Plotting code records:
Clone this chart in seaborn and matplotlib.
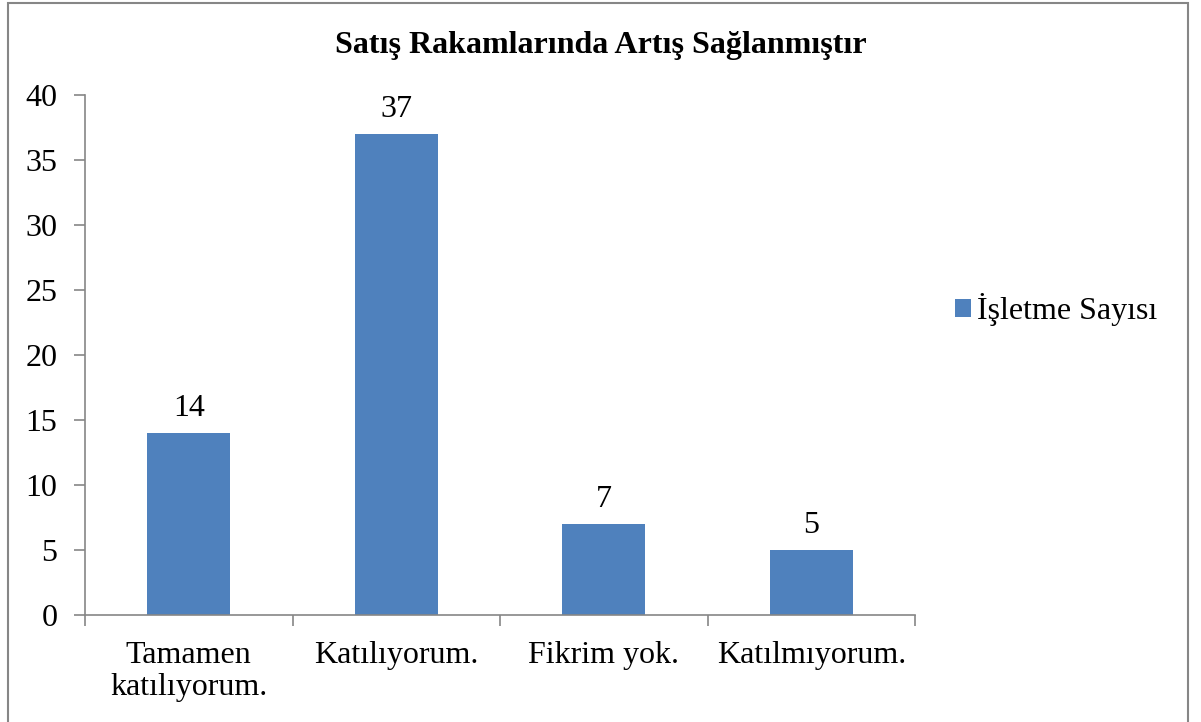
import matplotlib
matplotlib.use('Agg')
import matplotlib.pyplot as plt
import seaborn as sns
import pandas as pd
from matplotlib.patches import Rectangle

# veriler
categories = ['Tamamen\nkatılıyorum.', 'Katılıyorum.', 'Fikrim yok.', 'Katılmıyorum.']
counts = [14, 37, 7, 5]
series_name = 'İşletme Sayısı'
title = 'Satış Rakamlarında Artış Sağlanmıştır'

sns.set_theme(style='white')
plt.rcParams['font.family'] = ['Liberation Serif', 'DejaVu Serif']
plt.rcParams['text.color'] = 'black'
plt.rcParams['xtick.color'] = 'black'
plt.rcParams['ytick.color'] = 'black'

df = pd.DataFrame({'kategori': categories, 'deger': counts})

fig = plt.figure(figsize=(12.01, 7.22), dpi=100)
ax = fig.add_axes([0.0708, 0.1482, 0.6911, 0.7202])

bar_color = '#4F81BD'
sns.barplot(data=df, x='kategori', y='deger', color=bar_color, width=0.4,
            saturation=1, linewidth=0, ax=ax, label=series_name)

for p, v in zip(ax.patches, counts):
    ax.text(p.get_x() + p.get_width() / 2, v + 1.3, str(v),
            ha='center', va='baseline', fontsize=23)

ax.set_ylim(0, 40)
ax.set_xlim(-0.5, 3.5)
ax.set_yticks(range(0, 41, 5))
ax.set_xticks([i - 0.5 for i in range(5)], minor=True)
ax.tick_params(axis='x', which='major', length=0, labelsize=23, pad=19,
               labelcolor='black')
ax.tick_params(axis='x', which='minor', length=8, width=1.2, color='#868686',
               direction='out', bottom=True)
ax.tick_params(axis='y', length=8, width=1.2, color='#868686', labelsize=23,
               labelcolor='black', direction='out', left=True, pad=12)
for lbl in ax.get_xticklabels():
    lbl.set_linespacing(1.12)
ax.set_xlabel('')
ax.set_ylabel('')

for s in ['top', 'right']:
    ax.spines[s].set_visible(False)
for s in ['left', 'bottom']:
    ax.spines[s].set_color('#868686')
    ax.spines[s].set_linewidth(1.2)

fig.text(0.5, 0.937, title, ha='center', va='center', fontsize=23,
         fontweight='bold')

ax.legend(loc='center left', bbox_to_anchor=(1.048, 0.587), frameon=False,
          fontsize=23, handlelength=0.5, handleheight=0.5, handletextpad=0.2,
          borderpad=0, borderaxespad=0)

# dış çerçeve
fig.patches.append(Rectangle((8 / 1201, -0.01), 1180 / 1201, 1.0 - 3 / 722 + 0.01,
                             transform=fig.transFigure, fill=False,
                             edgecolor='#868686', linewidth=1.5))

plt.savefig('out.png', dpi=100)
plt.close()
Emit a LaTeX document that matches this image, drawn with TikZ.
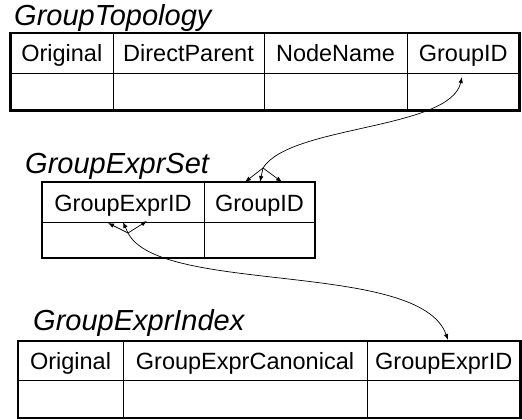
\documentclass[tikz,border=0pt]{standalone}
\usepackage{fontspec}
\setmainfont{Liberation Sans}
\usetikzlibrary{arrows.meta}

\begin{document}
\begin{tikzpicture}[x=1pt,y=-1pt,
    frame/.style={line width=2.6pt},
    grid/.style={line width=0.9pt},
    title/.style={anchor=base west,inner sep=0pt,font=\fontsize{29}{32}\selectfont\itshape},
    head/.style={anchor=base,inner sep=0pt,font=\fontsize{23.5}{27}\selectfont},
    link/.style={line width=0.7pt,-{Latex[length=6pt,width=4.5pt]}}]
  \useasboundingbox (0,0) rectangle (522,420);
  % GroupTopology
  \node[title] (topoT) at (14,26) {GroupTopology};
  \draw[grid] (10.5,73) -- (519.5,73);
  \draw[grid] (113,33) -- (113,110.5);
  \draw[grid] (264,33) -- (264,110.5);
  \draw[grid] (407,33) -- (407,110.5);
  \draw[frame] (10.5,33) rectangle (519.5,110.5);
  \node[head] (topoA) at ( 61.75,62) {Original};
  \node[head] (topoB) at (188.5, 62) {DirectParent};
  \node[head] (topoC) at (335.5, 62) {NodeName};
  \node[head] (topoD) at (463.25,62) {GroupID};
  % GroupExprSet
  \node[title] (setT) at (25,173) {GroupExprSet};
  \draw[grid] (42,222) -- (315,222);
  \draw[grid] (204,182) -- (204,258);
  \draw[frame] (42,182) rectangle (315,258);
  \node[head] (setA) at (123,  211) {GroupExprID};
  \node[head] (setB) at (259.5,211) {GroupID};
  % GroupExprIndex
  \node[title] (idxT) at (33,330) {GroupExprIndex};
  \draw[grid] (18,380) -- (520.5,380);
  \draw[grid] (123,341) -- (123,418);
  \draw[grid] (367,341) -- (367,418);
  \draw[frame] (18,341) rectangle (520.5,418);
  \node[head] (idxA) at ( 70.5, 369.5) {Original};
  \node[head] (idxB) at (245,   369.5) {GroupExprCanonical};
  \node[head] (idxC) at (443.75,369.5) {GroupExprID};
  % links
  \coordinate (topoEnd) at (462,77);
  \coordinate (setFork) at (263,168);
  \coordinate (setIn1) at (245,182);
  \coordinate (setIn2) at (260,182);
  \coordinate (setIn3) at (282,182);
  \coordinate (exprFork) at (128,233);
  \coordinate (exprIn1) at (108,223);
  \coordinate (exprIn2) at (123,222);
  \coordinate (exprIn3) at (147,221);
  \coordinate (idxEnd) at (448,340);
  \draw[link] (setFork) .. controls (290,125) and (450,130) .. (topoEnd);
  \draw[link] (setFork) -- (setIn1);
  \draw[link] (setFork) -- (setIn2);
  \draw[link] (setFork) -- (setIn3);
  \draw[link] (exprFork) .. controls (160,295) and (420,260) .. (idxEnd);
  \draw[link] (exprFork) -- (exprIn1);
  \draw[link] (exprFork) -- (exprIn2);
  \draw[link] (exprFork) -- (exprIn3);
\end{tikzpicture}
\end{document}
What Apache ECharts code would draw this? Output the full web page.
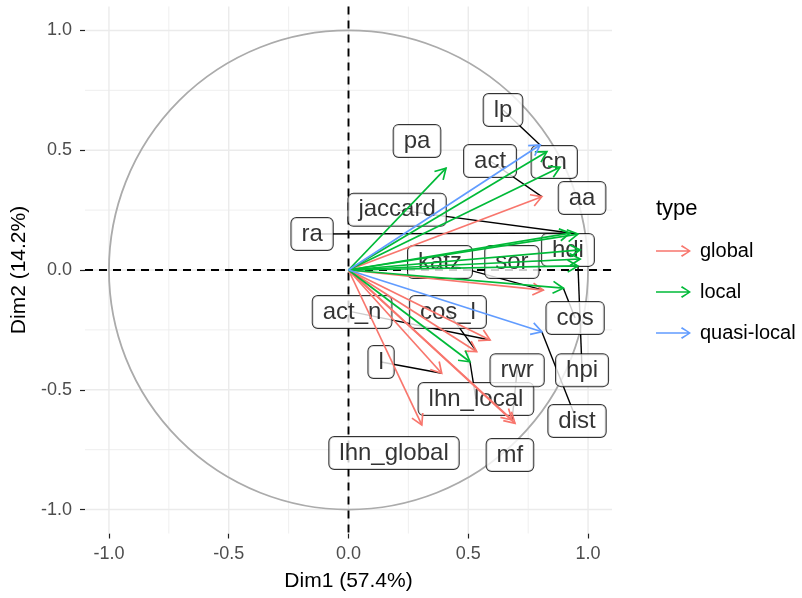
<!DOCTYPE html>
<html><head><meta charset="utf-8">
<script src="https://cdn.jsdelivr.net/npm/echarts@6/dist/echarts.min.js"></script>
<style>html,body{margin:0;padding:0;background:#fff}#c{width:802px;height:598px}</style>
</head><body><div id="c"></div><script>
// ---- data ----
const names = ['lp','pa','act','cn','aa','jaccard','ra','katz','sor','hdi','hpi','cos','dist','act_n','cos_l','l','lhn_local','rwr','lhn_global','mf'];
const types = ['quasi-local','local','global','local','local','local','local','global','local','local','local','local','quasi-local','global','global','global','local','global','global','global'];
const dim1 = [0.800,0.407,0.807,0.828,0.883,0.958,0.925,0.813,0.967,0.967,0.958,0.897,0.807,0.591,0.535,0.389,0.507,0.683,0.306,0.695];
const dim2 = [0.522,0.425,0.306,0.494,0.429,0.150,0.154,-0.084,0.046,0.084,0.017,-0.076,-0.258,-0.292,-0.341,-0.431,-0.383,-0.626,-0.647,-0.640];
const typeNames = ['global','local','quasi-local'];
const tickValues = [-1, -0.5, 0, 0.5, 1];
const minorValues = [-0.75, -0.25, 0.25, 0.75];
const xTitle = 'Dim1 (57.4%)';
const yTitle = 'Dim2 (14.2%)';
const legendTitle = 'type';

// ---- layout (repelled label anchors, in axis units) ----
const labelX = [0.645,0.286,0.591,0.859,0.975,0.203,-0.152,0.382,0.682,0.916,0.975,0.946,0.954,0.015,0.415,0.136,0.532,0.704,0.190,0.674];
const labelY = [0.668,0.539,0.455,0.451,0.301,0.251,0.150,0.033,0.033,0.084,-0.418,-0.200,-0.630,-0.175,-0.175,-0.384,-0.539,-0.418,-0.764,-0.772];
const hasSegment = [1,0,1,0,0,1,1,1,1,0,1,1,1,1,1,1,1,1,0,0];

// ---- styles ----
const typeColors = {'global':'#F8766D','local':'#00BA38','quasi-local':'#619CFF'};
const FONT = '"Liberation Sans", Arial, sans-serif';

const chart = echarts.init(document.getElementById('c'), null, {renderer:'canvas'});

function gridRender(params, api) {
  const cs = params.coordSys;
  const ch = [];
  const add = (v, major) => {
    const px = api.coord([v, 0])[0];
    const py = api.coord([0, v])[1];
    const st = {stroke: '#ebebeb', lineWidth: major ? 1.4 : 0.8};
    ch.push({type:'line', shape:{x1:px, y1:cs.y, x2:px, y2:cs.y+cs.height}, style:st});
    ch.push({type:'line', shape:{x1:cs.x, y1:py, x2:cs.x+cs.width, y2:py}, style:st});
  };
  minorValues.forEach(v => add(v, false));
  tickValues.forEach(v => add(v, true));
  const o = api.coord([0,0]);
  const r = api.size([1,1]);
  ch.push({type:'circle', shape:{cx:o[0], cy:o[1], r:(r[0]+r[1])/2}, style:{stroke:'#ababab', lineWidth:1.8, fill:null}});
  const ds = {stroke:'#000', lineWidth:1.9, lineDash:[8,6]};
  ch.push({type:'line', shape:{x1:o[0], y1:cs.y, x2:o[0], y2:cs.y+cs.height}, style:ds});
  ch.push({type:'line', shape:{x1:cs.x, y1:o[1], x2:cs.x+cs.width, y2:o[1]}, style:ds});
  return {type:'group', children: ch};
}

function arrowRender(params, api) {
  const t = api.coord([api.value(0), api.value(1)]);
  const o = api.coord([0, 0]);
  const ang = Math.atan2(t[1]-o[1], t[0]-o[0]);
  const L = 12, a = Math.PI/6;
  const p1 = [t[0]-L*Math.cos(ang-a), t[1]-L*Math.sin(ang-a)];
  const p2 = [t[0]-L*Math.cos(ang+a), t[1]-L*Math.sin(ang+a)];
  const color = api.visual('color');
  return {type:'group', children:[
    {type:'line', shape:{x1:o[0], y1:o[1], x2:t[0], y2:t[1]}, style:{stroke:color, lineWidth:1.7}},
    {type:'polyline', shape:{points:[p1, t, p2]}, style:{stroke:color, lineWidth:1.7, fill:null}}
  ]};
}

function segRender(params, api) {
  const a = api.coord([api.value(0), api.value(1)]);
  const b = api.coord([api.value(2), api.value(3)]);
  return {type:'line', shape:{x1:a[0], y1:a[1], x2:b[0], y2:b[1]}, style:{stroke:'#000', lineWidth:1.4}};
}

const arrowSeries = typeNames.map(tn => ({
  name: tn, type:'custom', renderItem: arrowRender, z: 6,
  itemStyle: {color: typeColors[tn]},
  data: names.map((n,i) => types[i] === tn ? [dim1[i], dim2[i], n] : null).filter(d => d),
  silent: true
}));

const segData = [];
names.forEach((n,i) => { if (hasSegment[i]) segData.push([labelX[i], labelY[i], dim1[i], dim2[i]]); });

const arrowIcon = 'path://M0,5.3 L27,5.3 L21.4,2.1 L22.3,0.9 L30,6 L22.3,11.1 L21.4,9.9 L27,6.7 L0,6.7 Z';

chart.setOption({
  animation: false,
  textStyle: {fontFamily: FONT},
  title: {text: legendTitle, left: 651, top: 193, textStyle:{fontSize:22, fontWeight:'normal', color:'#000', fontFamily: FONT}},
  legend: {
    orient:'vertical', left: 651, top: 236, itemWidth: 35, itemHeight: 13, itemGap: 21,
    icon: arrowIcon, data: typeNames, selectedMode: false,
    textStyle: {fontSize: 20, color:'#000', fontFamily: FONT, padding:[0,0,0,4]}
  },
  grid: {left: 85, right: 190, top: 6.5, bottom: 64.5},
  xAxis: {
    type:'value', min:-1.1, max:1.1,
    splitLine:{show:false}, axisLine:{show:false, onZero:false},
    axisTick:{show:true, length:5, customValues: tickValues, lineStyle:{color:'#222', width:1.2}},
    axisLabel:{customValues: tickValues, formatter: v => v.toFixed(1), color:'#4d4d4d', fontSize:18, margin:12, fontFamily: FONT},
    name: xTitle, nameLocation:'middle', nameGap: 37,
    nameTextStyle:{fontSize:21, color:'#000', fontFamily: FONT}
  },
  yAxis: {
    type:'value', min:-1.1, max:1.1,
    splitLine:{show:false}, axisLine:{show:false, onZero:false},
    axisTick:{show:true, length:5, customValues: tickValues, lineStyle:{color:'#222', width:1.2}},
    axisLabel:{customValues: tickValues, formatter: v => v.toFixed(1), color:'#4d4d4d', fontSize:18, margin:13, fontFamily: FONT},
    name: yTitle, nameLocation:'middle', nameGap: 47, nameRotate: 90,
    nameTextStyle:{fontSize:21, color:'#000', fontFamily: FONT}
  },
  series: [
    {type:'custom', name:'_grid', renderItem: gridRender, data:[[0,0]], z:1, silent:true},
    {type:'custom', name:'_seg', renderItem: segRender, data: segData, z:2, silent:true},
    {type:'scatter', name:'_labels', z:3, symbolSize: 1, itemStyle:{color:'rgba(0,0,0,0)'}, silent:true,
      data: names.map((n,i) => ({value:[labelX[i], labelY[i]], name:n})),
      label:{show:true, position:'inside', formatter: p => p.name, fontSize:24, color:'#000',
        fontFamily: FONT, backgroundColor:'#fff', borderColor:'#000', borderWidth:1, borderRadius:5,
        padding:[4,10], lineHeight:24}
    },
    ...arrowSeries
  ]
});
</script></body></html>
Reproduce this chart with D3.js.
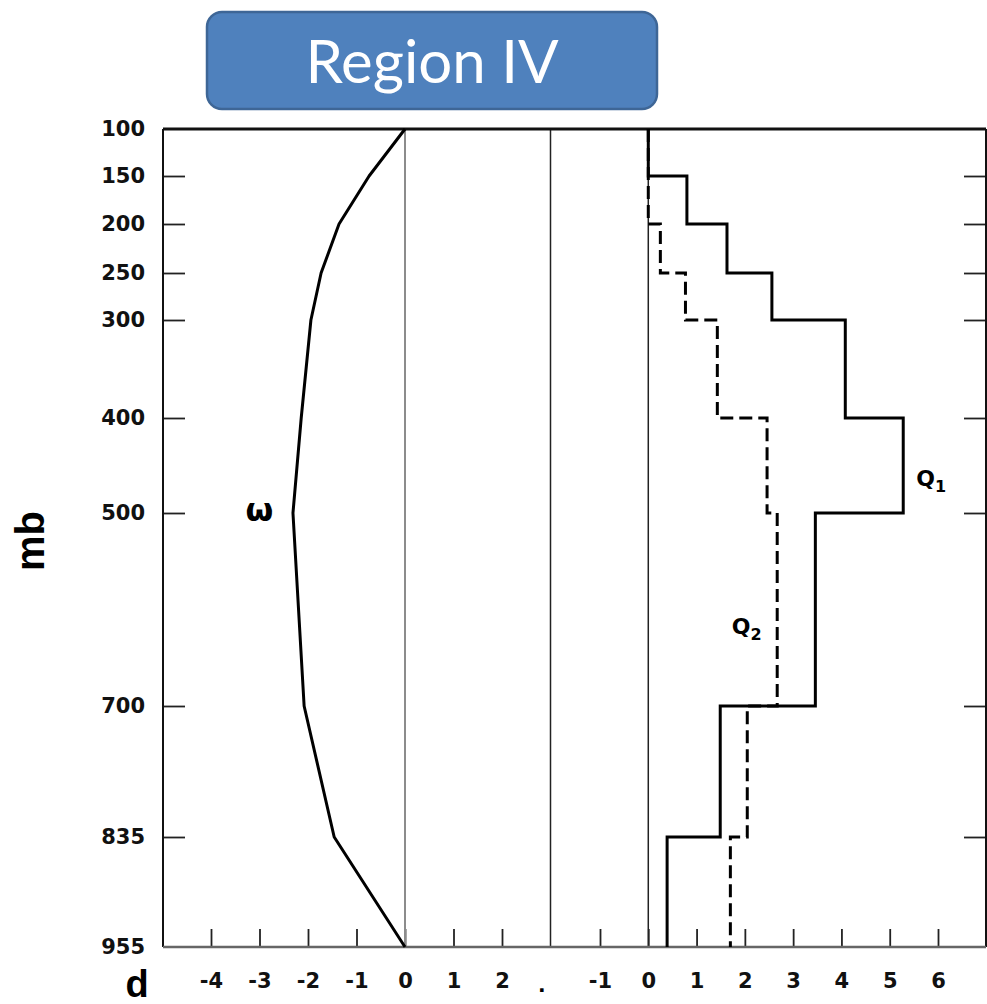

Instructions to follow: All lines above containing the string "matplotlib" are to be collected.

Output of the task:
Clone this chart in seaborn and matplotlib.
import matplotlib
matplotlib.use('Agg')
import matplotlib.pyplot as plt
from matplotlib.patches import Rectangle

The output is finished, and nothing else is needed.